Posted By: indigo Re: College grade inflation - 03/15/19 07:10 PM
Originally Posted by ElizabethN
"in my day, you had to get a 90% to get an A, and nowadays you can get an A with a 85%!"
This is commonly called a grading scale, one aspect of an institution's grading system?

Originally Posted by ElizabethN
Where I went to college, the exams were hard enough that you might get an A with a 50%
Was this grading on a curve?

Originally Posted by ElizabethN
... I find the fixation on achievement in terms of percentage correct to be particularly pointless.
I agree, and I do not find reference to percentage-correct in the definition which I posted or elsewhere in my post.

Originally Posted by ElizabethN
I agree that we can't really have a meaningful discussion of grade inflation without some kind of agreement about what it is.
Please feel free to share other definitions of Grade Inflation. Citations sourced from publications from the industry might be preferable, as they might tend to be somewhat more broadly utilized and/or accepted.

Originally Posted by ElizabethN
But even if we agree to the quoted definition, that doesn't mean that any other publication that it discussing it is going to use the same standard.
No need to agree to that particular definition. For example, dictionaries (including online dictionaries) often have multiple definitions for words, and these definitions may overlap to a degree and also may stretch the range of meaning in various directions. Having definition facilitates "translation" between word usage in various contexts.

Originally Posted by ElizabethN
That makes it hard to cite evidence to support that it even is going on, let alone that it is a problem that needs to be solved.
For purposes of these discussions it would seem that anecdotal evidence and empirical evidence may both be valuable in lending insight to what is occurring? The grading trends, practices, systems, scales, and inflation/deflation* may not be a monolith, and various individuals and groups may experience them differently.

*Grade deflation mentioned in article which mckinley introduced and sought feedback on: article by Patrick Julius (March 2018).
Posted By: aeh Re: College grade inflation - 03/15/19 07:15 PM
I had the same sense of shock when we started using a Singapore secondary math curriculum, and discovered that they used a grading scale similar to that of the UK. I did find it quite beneficial to shaping the perspective of my kiddo with perfectionist tendencies, though.
Posted By: ElizabethN Re: College grade inflation - 03/15/19 07:20 PM
Originally Posted by indigo
Originally Posted by ElizabethN
Where I went to college, the exams were hard enough that you might get an A with a 50%
Was this grading on a curve?
Grading systems were not really fully disclosed to undergraduates, but I think that most classes used a curved system. Sometimes there were benchmarks that you had to achieve to be able to get a higher grade in addition or instead. When I was a teaching assistant in graduate school, the department was mandating a limit on the number of A's and B's assigned. The professor and I worked together to figure out how to allocate grades to individuals.
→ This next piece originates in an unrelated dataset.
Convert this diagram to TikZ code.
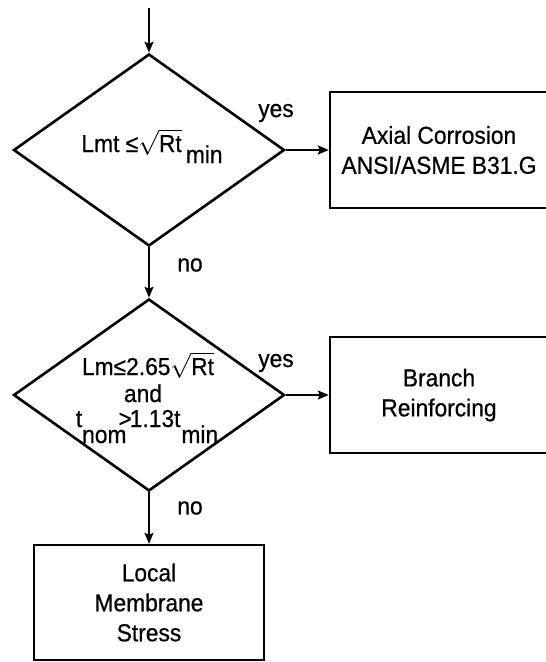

I think that limit was fairly recent at the time that I was a TA, and I don't know what they do now.
Posted By: indigo Re: College grade inflation - 03/15/19 07:28 PM
Here is another definition of Grade Inflation. This is from one of the external links in the article by Patrick Julius (March 2018):
"...when a grade is viewed as being less rigorous than it ought to be" (Mullen, 1995, p29).
I vacillated about posting this definition because it may be sufficiently nebulous as to be meaningless. Although it may have been meaningful to its intended audience, at that point in time (prior to Common Core).
Posted By: indigo Re: College grade inflation - 03/15/19 07:50 PM
Originally Posted by mckinley
The purpose of grades is not to rank a group or track aggregate outcomes.
This may have been true in the past, however mandated data collection tracks aggregate outcomes and ranks teachers and schools by the grades assigned to their pupils.

Originally Posted by mckinley
The purpose is to assess the degree to which an individual student met the requirements of an individual assignment. A side effect is that sorting and ranking can take place.
Agreed...
Originally Posted by indigo
If one expected grades to sort/rate/rank a group of individuals by relative degree of knowledge in a topic, then grade inflation (if it occurred) would be a problem.

mckinley, in your post upthread, you assigned to me a fabricated viewpoint and then argued against it... strawman.
This post serves to take the high road in addressing that, so the conversation about the article you sought input on may move forward.
Posted By: mckinley Re: College grade inflation - 03/15/19 08:13 PM
You switched premises there from ranking students (knowledge of a subject) to ranking teachers (job performance).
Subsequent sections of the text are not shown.